**The task:** Leaving the pictures out, print the lines from the first line of the listing through the line containing "(0,0) rectangle (1320,1618);", exactly as they read, and no others.

Start Given data

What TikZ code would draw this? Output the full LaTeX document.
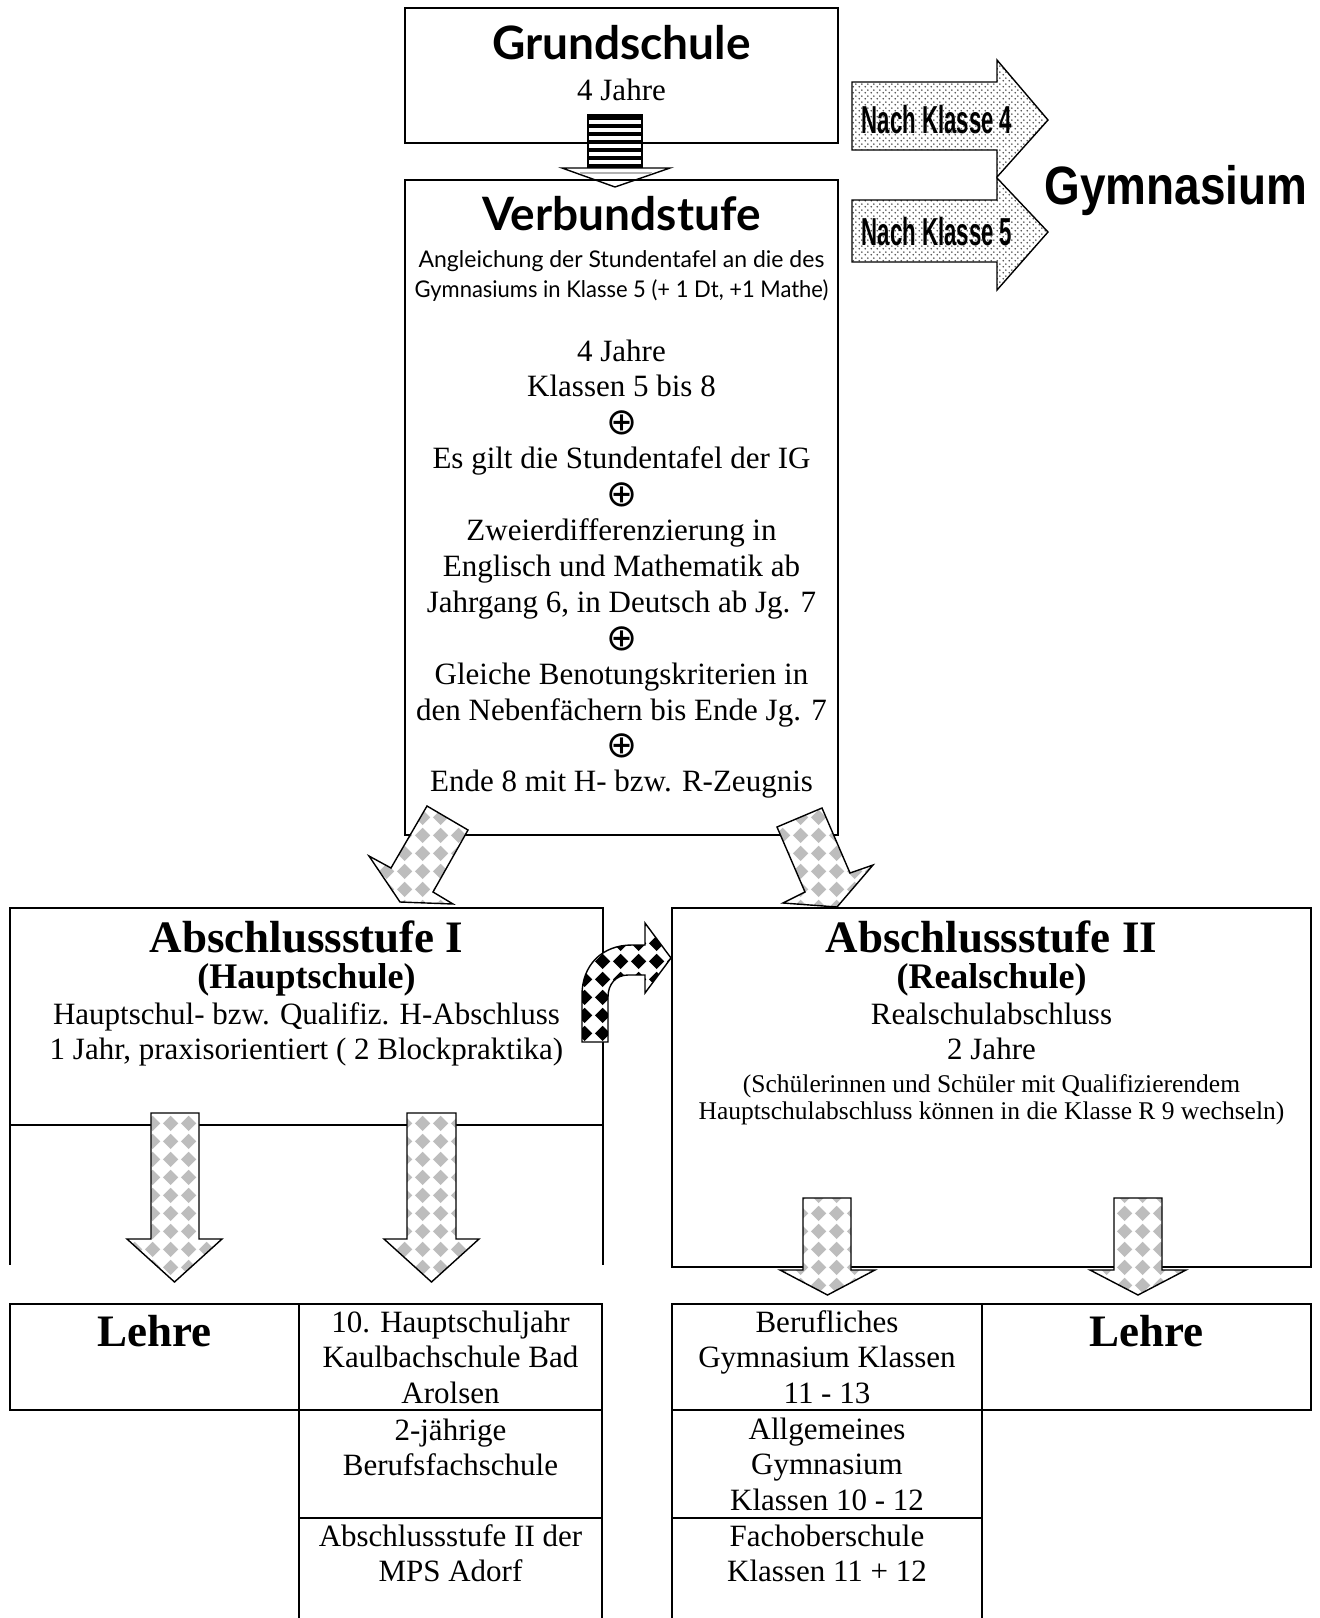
\documentclass[tikz,border=0pt]{standalone}
\usepackage{fontspec}
\setmainfont{Liberation Serif}
\newfontfamily\arialf{Liberation Sans}
\newfontfamily\comicf{Lato}
\newfontfamily\symf{DejaVu Sans}
\usetikzlibrary{patterns}
\pgfdeclarepatternformonly{diam}{\pgfqpoint{0pt}{0pt}}{\pgfqpoint{18pt}{18pt}}{\pgfqpoint{18pt}{18pt}}{%
  \pgfpathmoveto{\pgfqpoint{9pt}{1pt}}\pgfpathlineto{\pgfqpoint{17pt}{9pt}}%
  \pgfpathlineto{\pgfqpoint{9pt}{17pt}}\pgfpathlineto{\pgfqpoint{1pt}{9pt}}\pgfpathclose\pgfusepath{fill}}
\pgfdeclarepatternformonly{smalldots}{\pgfqpoint{0pt}{0pt}}{\pgfqpoint{6pt}{6pt}}{\pgfqpoint{6pt}{6pt}}{%
  \pgfpathcircle{\pgfqpoint{1.5pt}{1.5pt}}{1pt}\pgfpathcircle{\pgfqpoint{4.5pt}{4.5pt}}{1pt}\pgfusepath{fill}}
\newcommand\mlines[1]{\begin{tabular}[t]{@{}c@{}}#1\end{tabular}}
\newcommand\opl{{\symf\fontsize{37}{30}\selectfont\raisebox{-2pt}{⊕}}}
\begin{document}
\begin{tikzpicture}[x=1pt,y=-1pt,
  box/.style={draw, line width=2.5pt, rectangle, inner sep=0pt, outer sep=0pt},
  border/.style={line width=2.5pt},
  garrow/.style={draw, line width=1.4pt, line join=miter, preaction={fill=white}, pattern=diam, pattern color=black!26},
  karrow/.style={draw, line width=1.4pt, line join=miter, preaction={fill=white}, pattern=diam, pattern color=black},
  darrow/.style={draw, line width=1.4pt, line join=miter, preaction={fill=white}, pattern=smalldots, pattern color=black!70},
  txt/.style={anchor=base, inner sep=0pt},
  body/.style={txt, font=\fontsize{31}{35.9}\selectfont},
  small/.style={txt, font=\fontsize{25.5}{27}\selectfont},
  ctitle/.style={txt, font=\comicf\bfseries\fontsize{46}{46}\selectfont},
  csmall/.style={txt, font=\comicf\fontsize{23}{30}\selectfont},
  btitle/.style={txt, font=\bfseries\fontsize{45}{50}\selectfont},
  bsub/.style={txt, font=\bfseries\fontsize{36}{40}\selectfont},
  nach/.style={txt, font=\arialf\bfseries\fontsize{39}{39}\selectfont}
]
\useasboundingbox (0,0) rectangle (1320,1618);

% Grundschule
\node[box, minimum width=433pt, minimum height=135pt] (grund) at (621.5,75.5) {};
\node[ctitle] (grundT) at (621.5,59) {Grundschule};
\node[body] (grundJ) at (621.5,100) {4 Jahre};

% striped arrow
\fill[black] (588,115) rectangle (642,168);
\foreach \yy in {122,130,138,146,154,162} \draw[white, line width=3.8pt] (588,\yy) -- (642,\yy);
\draw[line width=1.4pt] (588,115) rectangle (642,168);
\filldraw[fill=white, line width=1.4pt, line join=miter] (562,168) -- (670,168) -- (615,187) -- cycle;
\draw[black!30, line width=2pt] (580,173) -- (652,173);

% Verbundstufe
\node[box, minimum width=433pt, minimum height=655pt] (verb) at (621.5,507.5) {};
\node[ctitle] (verbT) at (621.5,230) {Verbundstufe};
\node[csmall] (verbS) at (621.5,267) {\mlines{Angleichung der Stundentafel an die des\\\scalebox{0.955}[1]{Gymnasiums in Klasse 5 (+ 1 Dt, +1 Mathe)}}};
\node[body] (verbB) at (621.5,361) {\mlines{4 Jahre\\Klassen 5 bis 8\\\opl\\Es gilt die Stundentafel der IG\\\opl\\Zweierdifferenzierung in\\Englisch und Mathematik ab\\Jahrgang 6, in Deutsch ab Jg. 7\\\opl\\Gleiche Benotungskriterien in\\den Nebenf\"achern bis Ende Jg. 7\\\opl\\Ende 8 mit H- bzw. R-Zeugnis}};

% Nach Klasse arrows and Gymnasium
\path[darrow] (852,82) -- (997,82) -- (997,60) -- (1048,120) -- (997,177) -- (997,150) -- (852,150) -- cycle;
\path[darrow] (852,200) -- (997,200) -- (997,178) -- (1048,232) -- (997,290) -- (997,262) -- (852,262) -- cycle;
\node[nach] (nk4) at (937,133) {\scalebox{0.57}[1]{Nach Klasse 4}};
\node[nach] (nk5) at (937,245) {\scalebox{0.57}[1]{Nach Klasse 5}};
\node[txt, font=\arialf\bfseries\fontsize{54}{54}\selectfont] (gym) at (1176,204) {\scalebox{0.85}[1]{Gymnasium}};

% Abschlussstufe I
\node[box, minimum width=593pt, minimum height=217pt] (ab1) at (306.5,1016.5) {};
\draw[border] (ab1.south west) -- ++(0,140);
\draw[border] (ab1.south east) -- ++(0,140);
\node[btitle] (ab1T) at (306.5,952) {Abschlussstufe I};
\node[bsub] (ab1S) at (306.5,988) {(Hauptschule)};
\node[body] (ab1B) at (306.5,1024) {\mlines{Hauptschul- bzw. Qualifiz. H-Abschluss\\1 Jahr, praxisorientiert ( 2 Blockpraktika)}};

% Abschlussstufe II
\node[box, minimum width=639pt, minimum height=359pt] (ab2) at (991.5,1087.5) {};
\node[btitle] (ab2T) at (991.5,952) {Abschlussstufe II};
\node[bsub] (ab2S) at (991.5,988) {(Realschule)};
\node[body] (ab2B) at (991.5,1024) {\mlines{Realschulabschluss\\2 Jahre}};
\node[small] (ab2s) at (991.5,1092) {\mlines{(Sch\"ulerinnen und Sch\"uler mit Qualifizierendem\\Hauptschulabschluss k\"onnen in die Klasse R 9 wechseln)}};

% diagonal arrows from Verbundstufe
\path[garrow] (427,806) -- (468,830) -- (433,892) -- (453,904) -- (400,902) -- (369,856) -- (391,868) -- cycle;
\path[garrow] (777,827) -- (822,808) -- (850,873) -- (873,865) -- (837,907) -- (783,903) -- (805,892) -- cycle;

% curved checkered arrow
\path[karrow] (582,1042) -- (582,995) .. controls (582,965) and (602,945) .. (632,945) -- (645,945) -- (645,923) -- (671,958) -- (645,993) -- (645,975) -- (628,975) .. controls (616,975) and (608,984) .. (608,997) -- (608,1042) -- cycle;

% bottom tables, left
\node[box, minimum width=289pt, minimum height=106pt] (lehre1) at (154.5,1357) {};
\node[box, minimum width=303pt, minimum height=106pt] (hs10) at (450.5,1357) {};
\draw[border] (hs10.south west) -- (299,1618);
\draw[border] (hs10.south east) -- (602,1618);
\draw[border] (299,1518) -- (602,1518);
\node[btitle] (lehre1T) at (154.5,1346) {Lehre};
\node[body] (hs10T) at (450.5,1332) {\mlines{10. Hauptschuljahr\\Kaulbachschule Bad\\Arolsen}};
\node[body] (bfsT) at (450.5,1440) {\mlines{2-j\"ahrige\\Berufsfachschule}};
\node[body] (mpsT) at (450.5,1546) {\mlines{Abschlussstufe II der\\MPS Adorf}};

% bottom tables, right
\node[box, minimum width=310pt, minimum height=106pt] (bgym) at (827,1357) {};
\node[box, minimum width=329pt, minimum height=106pt] (lehre2) at (1146.5,1357) {};
\draw[border] (bgym.south west) -- (672,1618);
\draw[border] (bgym.south east) -- (982,1618);
\draw[border] (672,1518) -- (982,1518);
\node[btitle] (lehre2T) at (1146.5,1346) {Lehre};
\node[body] (bgymT) at (827,1332) {\mlines{Berufliches\\Gymnasium Klassen\\11 - 13}};
\node[body] (agymT) at (827,1439) {\mlines{Allgemeines\\Gymnasium\\Klassen 10 - 12}};
\node[body] (fosT) at (827,1546) {\mlines{Fachoberschule\\Klassen 11 + 12}};

% down arrows
\path[garrow] (151,1113) -- (199,1113) -- (199,1239) -- (222,1239) -- (174.5,1282) -- (127,1239) -- (151,1239) -- cycle;
\path[garrow] (407,1113) -- (456,1113) -- (456,1239) -- (479,1239) -- (431.5,1282) -- (384,1239) -- (407,1239) -- cycle;
\path[garrow] (803,1198) -- (851,1198) -- (851,1270) -- (875,1270) -- (827.5,1295) -- (780,1270) -- (803,1270) -- cycle;
\path[garrow] (1114,1198) -- (1162,1198) -- (1162,1270) -- (1186,1270) -- (1138,1295) -- (1090,1270) -- (1114,1270) -- cycle;
\end{tikzpicture}
\end{document}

End Given data

**Result of the exercise:**
What TikZ code would draw this? Output the full LaTeX document.
\documentclass[tikz,border=0pt]{standalone}
\usepackage{fontspec}
\setmainfont{Liberation Serif}
\newfontfamily\arialf{Liberation Sans}
\newfontfamily\comicf{Lato}
\newfontfamily\symf{DejaVu Sans}
\usetikzlibrary{patterns}
\pgfdeclarepatternformonly{diam}{\pgfqpoint{0pt}{0pt}}{\pgfqpoint{18pt}{18pt}}{\pgfqpoint{18pt}{18pt}}{%
  \pgfpathmoveto{\pgfqpoint{9pt}{1pt}}\pgfpathlineto{\pgfqpoint{17pt}{9pt}}%
  \pgfpathlineto{\pgfqpoint{9pt}{17pt}}\pgfpathlineto{\pgfqpoint{1pt}{9pt}}\pgfpathclose\pgfusepath{fill}}
\pgfdeclarepatternformonly{smalldots}{\pgfqpoint{0pt}{0pt}}{\pgfqpoint{6pt}{6pt}}{\pgfqpoint{6pt}{6pt}}{%
  \pgfpathcircle{\pgfqpoint{1.5pt}{1.5pt}}{1pt}\pgfpathcircle{\pgfqpoint{4.5pt}{4.5pt}}{1pt}\pgfusepath{fill}}
\newcommand\mlines[1]{\begin{tabular}[t]{@{}c@{}}#1\end{tabular}}
\newcommand\opl{{\symf\fontsize{37}{30}\selectfont\raisebox{-2pt}{⊕}}}
\begin{document}
\begin{tikzpicture}[x=1pt,y=-1pt,
  box/.style={draw, line width=2.5pt, rectangle, inner sep=0pt, outer sep=0pt},
  border/.style={line width=2.5pt},
  garrow/.style={draw, line width=1.4pt, line join=miter, preaction={fill=white}, pattern=diam, pattern color=black!26},
  karrow/.style={draw, line width=1.4pt, line join=miter, preaction={fill=white}, pattern=diam, pattern color=black},
  darrow/.style={draw, line width=1.4pt, line join=miter, preaction={fill=white}, pattern=smalldots, pattern color=black!70},
  txt/.style={anchor=base, inner sep=0pt},
  body/.style={txt, font=\fontsize{31}{35.9}\selectfont},
  small/.style={txt, font=\fontsize{25.5}{27}\selectfont},
  ctitle/.style={txt, font=\comicf\bfseries\fontsize{46}{46}\selectfont},
  csmall/.style={txt, font=\comicf\fontsize{23}{30}\selectfont},
  btitle/.style={txt, font=\bfseries\fontsize{45}{50}\selectfont},
  bsub/.style={txt, font=\bfseries\fontsize{36}{40}\selectfont},
  nach/.style={txt, font=\arialf\bfseries\fontsize{39}{39}\selectfont}
]
\useasboundingbox (0,0) rectangle (1320,1618);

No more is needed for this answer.